Truth is, I’ve never been persuaded that a wall or fence– assuming one ever comes into being, which is in question– would do much to stop the flow of drugs. It might slow down traffic for a while, long enough to show up in the stats, but eventually would succumb to two inherent flaws in any such strategy. Those are:
- The clear and continuing incentive for would-be smugglers to invent new ways to get their goods to their customers, and
- The possibility that given the same incentives, domestic production would ramp up to take the place of foreign sources.
We actually figured this out during the Cocaine Epidemic: That if somehow the borders could be sealed (good luck with that, I say), there was nothing to stop outlaw methamphetamine producers from meeting demand with increased distribution of their products– a la Walter White.
As for fentanyl, sure, it’s more difficult to get the necessary ingredients, but if that were the only path to keeping the drug available, don’t you think people would find a way?

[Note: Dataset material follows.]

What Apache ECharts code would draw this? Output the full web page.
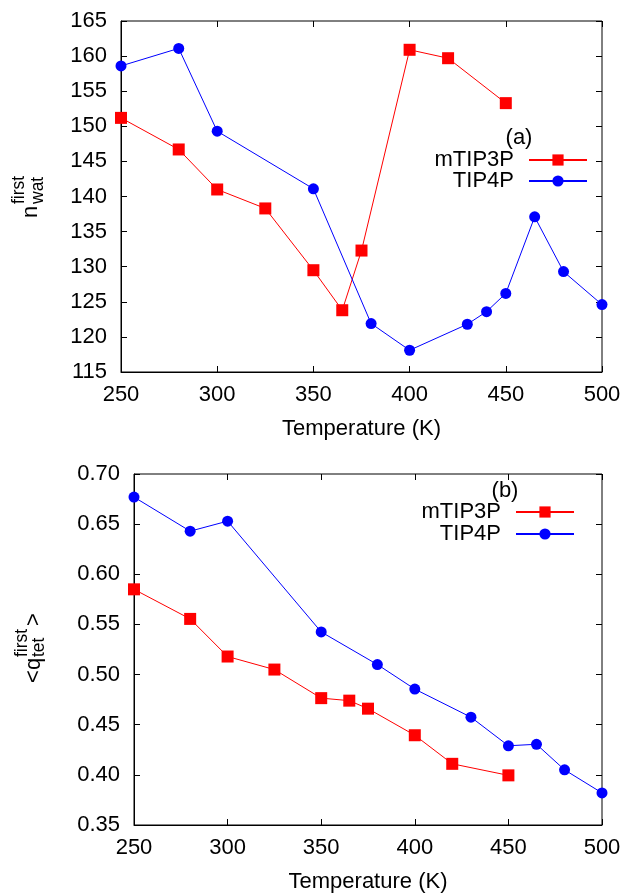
<!DOCTYPE html>
<html>
<head>
<meta charset="utf-8">
<script src="https://cdn.jsdelivr.net/npm/echarts@6/dist/echarts.min.js"></script>
<style>html,body{margin:0;padding:0;background:#fff;}#c{width:628px;height:895px;}</style>
</head>
<body>
<div id="c"></div>
<script>
// ---- data ----
var tempM = [250, 280, 300, 325, 350, 365, 375, 400, 420, 450];
var tempTtop = [250, 280, 300, 350, 380, 400, 430, 440, 450, 465, 480, 500];
var tempTbot = [250, 280, 300, 350, 380, 400, 430, 450, 465, 480, 500];
var nwatM = [151.2, 146.7, 141.0, 138.3, 129.5, 123.8, 132.3, 160.9, 159.7, 153.3];
var nwatT = [158.6, 161.1, 149.3, 141.1, 121.9, 118.1, 121.8, 123.6, 126.2, 137.1, 129.3, 124.6];
var qtetM = [0.585, 0.5555, 0.518, 0.505, 0.4765, 0.474, 0.466, 0.4395, 0.411, 0.3995];
var qtetT = [0.677, 0.643, 0.653, 0.5425, 0.510, 0.4855, 0.4575, 0.429, 0.4305, 0.405, 0.382];
var xTicks = [250, 300, 350, 400, 450, 500];
var yTicksTop = [115, 120, 125, 130, 135, 140, 145, 150, 155, 160, 165];
var yTicksBot = [0.35, 0.40, 0.45, 0.50, 0.55, 0.60, 0.65, 0.70];
var seriesNames = ['mTIP3P', 'TIP4P'];
var xName = 'Temperature (K)';

function pairs(xs, ys) { return xs.map(function (x, i) { return [x, ys[i]]; }); }

var FONT = 'Liberation Sans, Arial, sans-serif';
var FS = 22, FSS = 17.5;
var RED = '#ff0000', BLUE = '#0000ff';

function xAxes(gi) {
  var base = {
    type: 'value', gridIndex: gi,
    min: xTicks[0], max: xTicks[xTicks.length - 1], interval: xTicks[1] - xTicks[0],
    splitLine: { show: false },
    axisTick: { inside: true, length: 6, lineStyle: { color: '#000' } }
  };
  return [
    Object.assign({}, base, {
      position: 'bottom',
      axisLine: { show: true, onZero: false, lineStyle: { color: '#000', width: 1 } },
      axisLabel: { color: '#000', fontSize: FS, fontFamily: FONT, margin: 12 },
      name: xName, nameLocation: 'middle', nameGap: 46,
      nameTextStyle: { color: '#000', fontSize: FS, fontFamily: FONT }
    }),
    Object.assign({}, base, {
      position: 'top',
      axisLine: { show: false },
      axisLabel: { show: false }
    })
  ];
}
function yAxes(gi, ticks, fmt) {
  var base = {
    type: 'value', gridIndex: gi,
    min: ticks[0], max: ticks[ticks.length - 1],
    interval: Math.round((ticks[1] - ticks[0]) * 1000) / 1000,
    splitLine: { show: false },
    axisTick: { inside: true, length: 6, lineStyle: { color: '#000' } }
  };
  return [
    Object.assign({}, base, {
      position: 'left',
      axisLine: { show: true, onZero: false, lineStyle: { color: '#000', width: 1 } },
      axisLabel: { color: '#000', fontSize: FS, fontFamily: FONT, margin: 14, formatter: fmt }
    }),
    Object.assign({}, base, {
      position: 'right',
      axisLine: { show: false },
      axisLabel: { show: false }
    })
  ];
}

function mkSeries(name, xi, yi, data, color, sym, size) {
  return {
    name: name, type: 'line', xAxisIndex: xi, yAxisIndex: yi, data: data,
    symbol: sym, symbolSize: size, clip: false,
    lineStyle: { color: color, width: 1 },
    itemStyle: { color: color },
    animation: false
  };
}

function legendItem(name, right, top) {
  return {
    data: [name], orient: 'horizontal', align: 'right',
    right: right, top: top, padding: 0,
    itemWidth: 58, itemHeight: 14, selectedMode: false,
    textStyle: { color: '#000', fontSize: FS, fontFamily: FONT, padding: [0, 10, 0, 0] }
  };
}

function rot(text, x, y, size) {
  return {
    type: 'text', x: x, y: y, rotation: Math.PI / 2, silent: true,
    style: { text: text, fill: '#000', fontSize: size, fontFamily: FONT, align: 'left', verticalAlign: 'middle' }
  };
}

var chart = echarts.init(document.getElementById('c'), null, { renderer: 'canvas' });
chart.setOption({
  animation: false,
  backgroundColor: '#fff',
  grid: [
    { left: 121, right: 26, top: 21, height: 351, show: true, borderColor: '#000', borderWidth: 1 },
    { left: 134, right: 26, top: 474, height: 351, show: true, borderColor: '#000', borderWidth: 1 }
  ],
  xAxis: xAxes(0).concat(xAxes(1)),
  yAxis: yAxes(0, yTicksTop, function (v) { return String(v); })
    .concat(yAxes(1, yTicksBot, function (v) { return v.toFixed(2); })),
  legend: [
    legendItem(seriesNames[0], 40, 149),
    legendItem(seriesNames[1], 40, 170),
    legendItem(seriesNames[0], 53, 501),
    legendItem(seriesNames[1], 53, 523)
  ],
  series: [
    mkSeries(seriesNames[0], 0, 0, pairs(tempM, nwatM), RED, 'rect', 12),
    mkSeries(seriesNames[1], 0, 0, pairs(tempTtop, nwatT), BLUE, 'circle', 11),
    mkSeries(seriesNames[0], 2, 2, pairs(tempM, qtetM), RED, 'rect', 12),
    mkSeries(seriesNames[1], 2, 2, pairs(tempTbot, qtetT), BLUE, 'circle', 11)
  ],
  graphic: [
    { type: 'text', x: 519, y: 138, silent: true,
      style: { text: '(a)', fill: '#000', fontSize: FS, fontFamily: FONT, align: 'center', verticalAlign: 'middle' } },
    { type: 'text', x: 505, y: 491, silent: true,
      style: { text: '(b)', fill: '#000', fontSize: FS, fontFamily: FONT, align: 'center', verticalAlign: 'middle' } },
    // top y label: n_wat^first
    rot('n', 31, 218, FS),
    rot('first', 19, 204, FSS),
    rot('wat', 38, 204, FSS),
    // bottom y label: <q_tet^first>
    rot('<', 34, 683, FS),
    rot('q', 34, 670, FS),
    rot('first', 22, 657, FSS),
    rot('tet', 39, 657, FSS),
    rot('>', 34, 626, FS)
  ]
});
</script>
</body>
</html>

I do.
Think of it as a game. At first, the defenders appear to make big gains. They declare victory. Then, as time passes, the smugglers erode those gains. It takes a while for the defense to recognize this. They rush to respond, but this time, success is less obvious.
And so forth. We don’t see many permanent victories. Just the fleeting sort.
Since the market for fentanyl already exists, and the drug itself is so potent that only tiny amounts are required, and the monetary rewards remain so immense… well, you can imagine how this all turns out. What we really need most are substantive changes on the demand side.
Where will those come from? Certainly not from a fence, no matter how impressive it may be.